25/08/25 por Ana Vitorino em Artigos

CIB obrigatório, Sinter imediato: o que a IN 2.275/25 muda no mercado imobiliário

CIB obrigatório, Sinter imediato: o que a IN 2.275/25 muda no mercado imobiliário CIB obrigatório, Sinter imediato: o que a IN 2.275/25 muda no mercado imobiliário - Icon

A Receita Federal publicou a IN 2.275/25, em vigor desde 18 de agosto de 2025, que mexe com a rotina de quem compra, vende, registra, financia ou audita imóveis no Brasil. A regra faz duas coisas ao mesmo tempo: manda os cartórios enviarem, logo após cada escritura ou registro, os dados da operação para um sistema nacional chamado Sinter; e obriga o uso do CIB, um número único que identifica cada imóvel, pense nele como o “CPF do imóvel”. Com isso, as informações passam a circular de forma padronizada e verificável entre cartórios e administrações tributárias, reduzindo dúvidas, atalhos e zonas cinzentas.

Na prática, toda operação formalizada em cartório ganha um rastro digital oficial, quem fez, o quê, quando e onde. Esse envio é eletrônico, segue um padrão técnico e acontece imediatamente depois do ato. O CIB, por sua vez, passa a constar dos documentos e sistemas dos cartórios e, por consequência, dos instrumentos particulares e públicos que tratam daquele imóvel. A lógica é simples: se todos falam do mesmo bem usando o mesmo código, a chance de erro, confusão ou “troca de área” cai bastante. A norma prevê que, se alguém deixar de cumprir esses passos, o caso pode ser comunicado ao CNJ, com possibilidade de sanções, mas sempre com direito à defesa. E, se for necessário ajustar a parte operacional, a Receita e o Comitê do IBS podem detalhar rotinas e formatos de envio por atos complementares.

Esse novo desenho tem impacto direto nos contratos. Promessas de compra e venda, escrituras, cessões, garantias reais e operações de securitização tendem a trazer o CIB de forma expressa, porque isso reduz ambiguidades, acelera diligências e encurta o caminho até seguros e financiamentos. Como os dados da operação serão reportados logo após o ato, vale incluir nos contratos uma cláusula simples combinando dever de cooperação entre as partes, declaração de que as informações prestadas são verdadeiras, definição de quem responde se algo for omitido ou estiver errado e um passo a passo para correções. Também é prudente deixar dito, de antemão, que o instrumento se ajusta automaticamente se a Receita e o Comitê do IBS aperfeiçoarem o procedimento.

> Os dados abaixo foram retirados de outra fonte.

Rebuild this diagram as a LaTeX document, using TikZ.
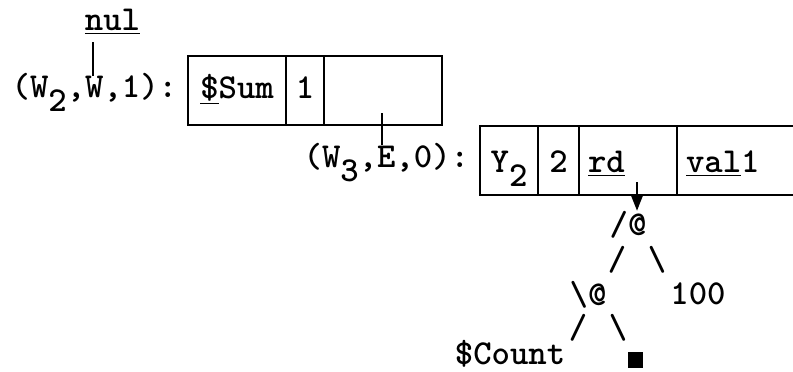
\documentclass[tikz,border=0pt]{standalone}
\usetikzlibrary{arrows.meta}
\newcommand\lowsub[1]{\raisebox{-0.42em}{#1}}
\begin{document}
\begin{tikzpicture}[x=0.5pt,y=-0.5pt,
  font=\ttfamily\bfseries\fontsize{17.5}{20}\selectfont,
  txt/.style={inner sep=0pt,outer sep=0pt},
  cellA/.style={draw,line width=1.2pt,minimum height=34.5pt,inner sep=0pt,outer sep=0pt,anchor=north west,text height=7.5pt,text depth=0pt},
  cellB/.style={draw,line width=1.2pt,minimum height=34.5pt,inner sep=0pt,outer sep=0pt,anchor=north west,text height=11.5pt,text depth=0pt},
  link/.style={line width=1.1pt},
  ptr/.style={line width=1.1pt,-{Triangle[length=8pt,width=6pt]}}]
\useasboundingbox (0,0) rectangle (793,371);

% labels
\node[txt,anchor=base] (nul) at (112.5,30) {\underline{nul}};
\node[txt,anchor=base east] (lab1) at (177,97) {(W\lowsub{2},W,1):};
\node[txt,anchor=base east] (lab2) at (469,167) {(W\lowsub{3},E,0):};

% box 1
\node[cellA,minimum width=49pt] (c1) at (188,56) {\underline{\$}Sum};
\node[cellA,minimum width=19pt] (c2) at (c1.north east) {1};
\node[cellA,minimum width=59pt] (c3) at (c2.north east) {};

% box 2
\node[cellB,minimum width=29pt] (d1) at (480,126) {Y\lowsub{2}};
\node[cellB,minimum width=20.5pt] (d2) at (d1.north east) {2};
\node[cellB,minimum width=49pt,text width=40pt,align=left,inner xsep=4.5pt] (d3) at (d2.north east) {\underline{rd}};
\node[cellB,draw=none,minimum width=58pt,text width=49pt,align=left,inner xsep=4.5pt] (d4) at (d3.north east) {\underline{val}1};
\draw[line width=1.2pt] (d4.north west) -- (d4.north east);
\draw[line width=1.2pt] (d4.south west) -- (d4.south east);

% tree
\node[txt,anchor=base] (t1) at (628,235) {/@};
\node[txt,anchor=base] (s1) at (617,270) {/};
\node[txt,anchor=base] (s2) at (657,270) {\textbackslash};
\node[txt,anchor=base] (t2) at (588,305) {\textbackslash @};
\node[txt,anchor=base] (n100) at (698,304) {100};
\node[txt,anchor=base] (s3) at (578,338) {/};
\node[txt,anchor=base] (s4) at (618,338) {\textbackslash};
\node[txt,anchor=base] (cnt) at (510,364) {\$Count};
\node[fill,inner sep=0pt,minimum width=7.5pt,minimum height=8pt] (blk) at (635.5,360) {};

% connectors
\coordinate (nultail) at (93,42);
\coordinate (wtop) at (93,76);
\draw[link] (nultail) -- (wtop);
\coordinate (c3tail) at (382,113);
\coordinate (etop) at (382,145);
\draw[link] (c3tail) -- (etop);
\coordinate (rdtail) at (637,182);
\draw[ptr] (rdtail) -- (rdtail |- t1.north);
\end{tikzpicture}
\end{document}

Outro ponto sensível é o “valor de referência”, que é uma estimativa legal de preço de mercado formada com base nessas informações. Ele não “vira o preço” do seu contrato, mas pode influenciar discussões sobre tributos e garantias. Por isso, se o seu acordo tem mecanismos de preço, como ajuste, earn-out, opções ou cláusula de “preço líquido”, convém explicar em português claro como essa estimativa conversa com os gatilhos financeiros, com as garantias e com seguros, evitando que qualquer índice se aplique automaticamente sem critério. Nada disso elimina a proteção de dados: a LGPD continua valendo, e é saudável informar quais dados serão enviados, por quê e quem se responsabiliza por erros ou vazamentos.

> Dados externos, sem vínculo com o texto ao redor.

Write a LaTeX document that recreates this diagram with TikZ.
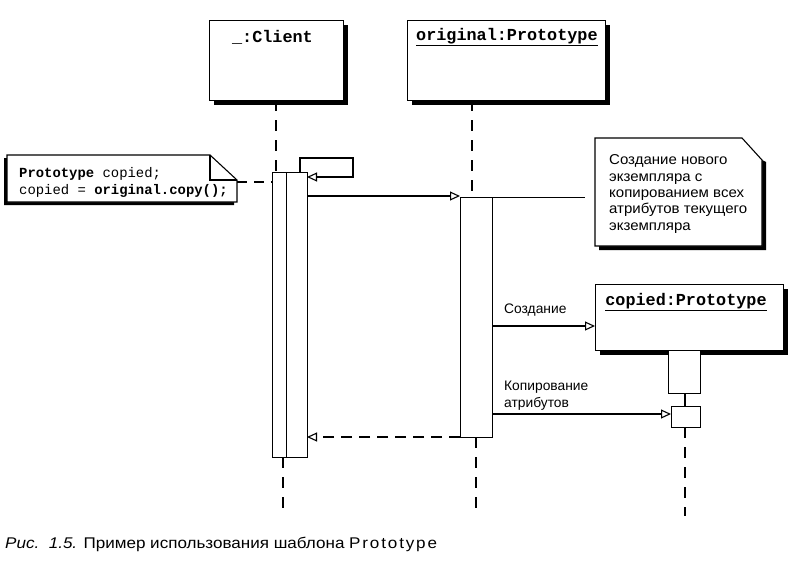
\documentclass[tikz,border=0pt]{standalone}
\usepackage{fontspec}
\setmainfont{Liberation Sans}
\newfontfamily\monof{Liberation Mono}
\newfontfamily\widef[FakeStretch=1.05]{Liberation Sans}
\newfontfamily\capf[FakeStretch=1.1]{Liberation Sans}
\usetikzlibrary{arrows.meta,shadows}
\tikzset{
  ln/.style={line width=1.1pt},
  objbox/.style={draw, line width=1.1pt, fill=white, inner sep=0pt, anchor=north west,
    drop shadow={shadow xshift=4pt, shadow yshift=-4pt, fill=black, opacity=1}},
  actbox/.style={draw, line width=1.1pt, fill=white, inner sep=0pt, anchor=north west},
  lifeline/.style={line width=1.3pt, dash pattern=on 11pt off 9pt},
  msg/.style={line width=1.1pt, -{Triangle[open, length=10pt, width=9pt, line width=1.1pt]}},
  retmsg/.style={msg, dash pattern=on 11pt off 7pt},
  ttl/.style={font=\monof\bfseries\fontsize{16.8}{18}\selectfont, inner sep=0pt},
  lbl/.style={font=\fontsize{13.8}{17}\selectfont, inner sep=0pt, align=left, anchor=west},
}
\begin{document}
\begin{tikzpicture}[x=1pt,y=-1pt]
\useasboundingbox (0,0) rectangle (796,562);

% object boxes
\node[objbox, minimum width=134pt, minimum height=80pt] (client) at (209,20) {};
\node[ttl, anchor=east] (clientt) at (313,37) {\_:Client};
\node[objbox, minimum width=198pt, minimum height=80pt] (orig) at (407,20) {};
\node[ttl, anchor=west] (origt) at (416,37) {\underline{original:Prototype}};
\node[objbox, minimum width=188pt, minimum height=66pt] (copied) at (595,284) {};
\node[ttl, anchor=center] (copiedt) at (686,302) {\underline{copied:Prototype}};

% activations
\node[actbox, minimum width=35pt, minimum height=285pt] (cact) at (272,172) {};
\node[actbox, minimum width=21pt, minimum height=285pt] (cinner) at (286,172) {};
\node[actbox, minimum width=32pt, minimum height=240pt] (oact) at (460,197) {};
\node[actbox, minimum width=32pt, minimum height=43pt] (pact) at (668,350) {};
\node[actbox, minimum width=29pt, minimum height=21pt] (pact2) at (671,406) {};

% lifelines
\coordinate (cl1) at (276,100); \coordinate (cl2) at (276,172);
\coordinate (cl3) at (283,457); \coordinate (cl4) at (283,516);
\coordinate (ol1) at (472,100); \coordinate (ol2) at (472,197);
\coordinate (ol3) at (476,437); \coordinate (ol4) at (476,516);
\coordinate (pl1) at (685,427); \coordinate (pl2) at (685,516);
\draw[lifeline] (cl1) -- (cl2);
\draw[lifeline] (cl3) -- (cl4);
\draw[lifeline] (ol1) -- (ol2);
\draw[lifeline] (ol3) -- (ol4);
\draw[lifeline] (pl1) -- (pl2);
\draw[ln] (pact.south -| pl1) -- (pact2.north -| pl1);

% self message
\coordinate (s0) at (300,172); \coordinate (s1) at (300,158);
\coordinate (s2) at (353,158); \coordinate (s3) at (353,177);
\coordinate (s4) at (307,177);
\draw[msg] (s0) -- (s1) -- (s2) -- (s3) -- (s4);

% messages
\coordinate (m1a) at (307,196); \coordinate (m1b) at (460,196);
\draw[msg] (m1a) -- (m1b);
\coordinate (m2a) at (492,326);
\draw[msg] (m2a) -- (copied.west |- m2a);
\node[lbl] (m2l) at (504,310) {Создание};
\coordinate (m3a) at (492,414);
\draw[msg] (m3a) -- (pact2.west |- m3a);
\node[lbl] (m3l) at (504,396) {Копирование\\атрибутов};
\coordinate (m4a) at (460,437); \coordinate (m4b) at (307,437);
\draw[retmsg] (m4a) -- (m4b);

% left note
\fill (4,158) -- (4,205) -- (234,205) -- (234,202) -- (7,202) -- (7,158) -- cycle;
\draw[ln, fill=white] (7,155) -- (210,155) -- (237,180) -- (237,202) -- (7,202) -- cycle;
\draw[ln] (210,155) -- (210,180) -- (237,180);
\node[font=\monof\fontsize{13.9}{17}\selectfont, inner sep=0pt, align=left, anchor=west] (lnote) at (19,182)
  {\textbf{Prototype} copied;\\copied = \textbf{original.copy();}};
\coordinate (lc) at (237,182);
\draw[ln, dash pattern=on 10pt off 7pt] (lc) -- (lc -| cact.west);

% right note
\fill (599,246) -- (599,250) -- (766,250) -- (766,162) -- (762,160) -- (762,246) -- cycle;
\draw[ln, fill=white] (595,138) -- (742,138) -- (762,160) -- (762,246) -- (595,246) -- cycle;
\node[font=\widef\fontsize{14.3}{16.3}\selectfont, inner sep=0pt, align=left, anchor=west] (rnote) at (609,194)
  {Создание нового\\экземпляра с\\копированием всех\\атрибутов текущего\\экземпляра};
\coordinate (rc) at (585,197);
\draw[line width=0.8pt] (oact.north east) -- (rc);

% caption
\node[font=\capf\fontsize{15.5}{17}\selectfont, inner sep=0pt, anchor=west] (cap) at (5,544)
  {\textit{Рис.\ \ 1.5.} Пример использования шаблона {\addfontfeature{LetterSpace=12}Prototype}};
\end{tikzpicture}
\end{document}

No dia a dia das empresas do setor, incorporadoras, SPEs e holdings, a mudança pede organização interna. Incluir o CIB e o envio ao Sinter nas políticas da casa, nos checklists de fechamento e nas responsabilidades de cada área ajuda a evitar retrabalho. Em portfólios com muitos lotes ou unidades, o CIB também arruma o cadastro e diminui confusão. Os administradores podem, e devem, cobrar recibos de envio e um histórico do que foi corrigido, porque isso prova que a empresa cumpriu prazos e reduz desgaste numa eventual fiscalização.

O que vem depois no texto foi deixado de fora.